35. As rightly observed by the Constitutional Court in its first judgment (see paragraph 8 above), it was precisely the scope of the applicant’s duties that should have been examined in substance by the domestic courts to answer the question of whether any of the sub-paragraphs of Article 11 § 2 of the 2004 UN Convention were applicable to the case. That fact-specific examination was not forthcoming and instead the domestic courts relied mainly on the fact that the applicant was employed in a foreign embassy and had had access to undefined supposedly sensitive materials. Although this issue was pointed out by the dissenting judges, it was not remedied through the second decision of the Constitutional Court either (see paragraphs 13-14 above).

36. Accordingly, there has been a violation of Article 6 § 1 of the Convention.

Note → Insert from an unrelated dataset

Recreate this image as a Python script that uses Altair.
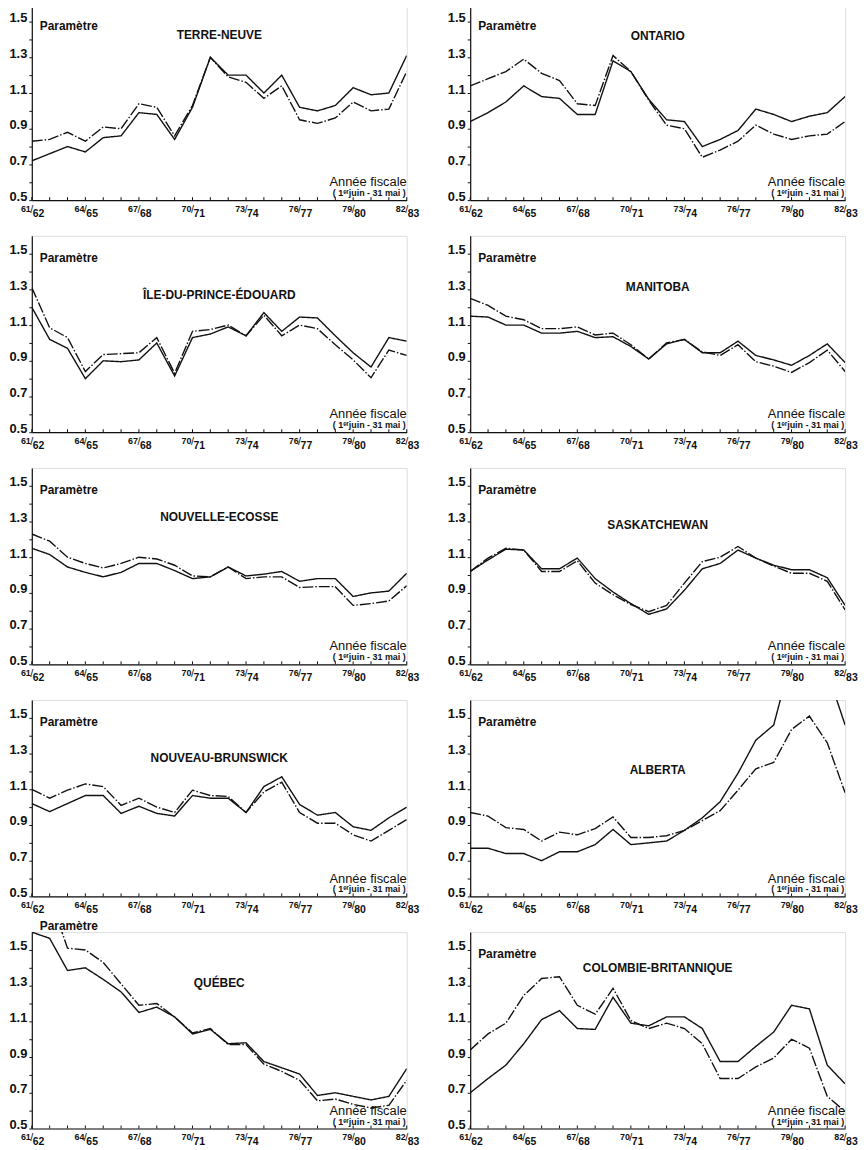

ARTICLE 41 OF THE CONVENTION

37. The applicant claimed 40,200 and 70,000 euros (EUR) in respect of pecuniary and non-pecuniary damage, respectively. She also claimed EUR 3,640 in respect of costs and expenses before the Court supported by a pro-forma itemised invoice and lodged no claim under that head for domestic proceedings.

38. The Government considered the amounts excessive and unsupported by officially approved invoices.

39. The Court has found a violation of the applicant’s right of access to court under Article 6 § 1 of the Convention and made no finding in connection with the lawfulness of her dismissal. In this regard, it is open to the applicant to request a reopening of domestic proceedings. There being no causal link between the violation found by the Court and the pecuniary damage alleged, the Court rejects this claim.

40. As regards non-pecuniary damage, the Court awards EUR 3,600 under this head, plus any tax that may be chargeable to the applicant.

41. Turning to costs and expenses, as it has already done in the past (see Hysa v. Albania, no. 52048/16, § 93, 21 February 2023, with further references), the Court rejects the Government’s argument that claims for costs and expenses must be supported by officially approved invoices. Regard being had to the justifications submitted by the applicant, the Court considers it reasonable to award to the applicant the claimed amount of EUR 3,640 covering costs and expenses before the Court, plus any tax that may be chargeable to the applicant.

FOR THESE REASONS, THE COURT, UNANIMOUSLY,

1. Dismisses the Government’s preliminary objection of lack of jurisdiction;

2. Joins to the merits the objection as to the alleged waiver of the applicant’s right to a court under Article 6 § 1 of the Convention, and rejects it;

3. Declares the application admissible;

4. Holds that there has been a violation of Article 6 § 1 of the Convention;

5. Holds

(a) that the respondent State is to pay the applicant, within three months, the following amounts, to be converted into the currency of the respondent State at the rate applicable at the date of settlement:

(i) EUR 3,600 (three thousand six hundred euros), plus any tax that may be chargeable, in respect of non-pecuniary damage;

(ii) EUR 3,640 (three thousand six hundred and forty euros), plus any tax that may be chargeable to the applicant, in respect of costs and expenses;

(b) that from the expiry of the above-mentioned three months until settlement simple interest shall be payable on the above amounts at a rate equal to the marginal lending rate of the European Central Bank during the default period plus three percentage points;

6. Dismisses the remainder of the applicant’s claim for just satisfaction.

Done in English, and notified in writing on 10 October 2023, pursuant to Rule 77 §§ 2 and 3 of the Rules of Court.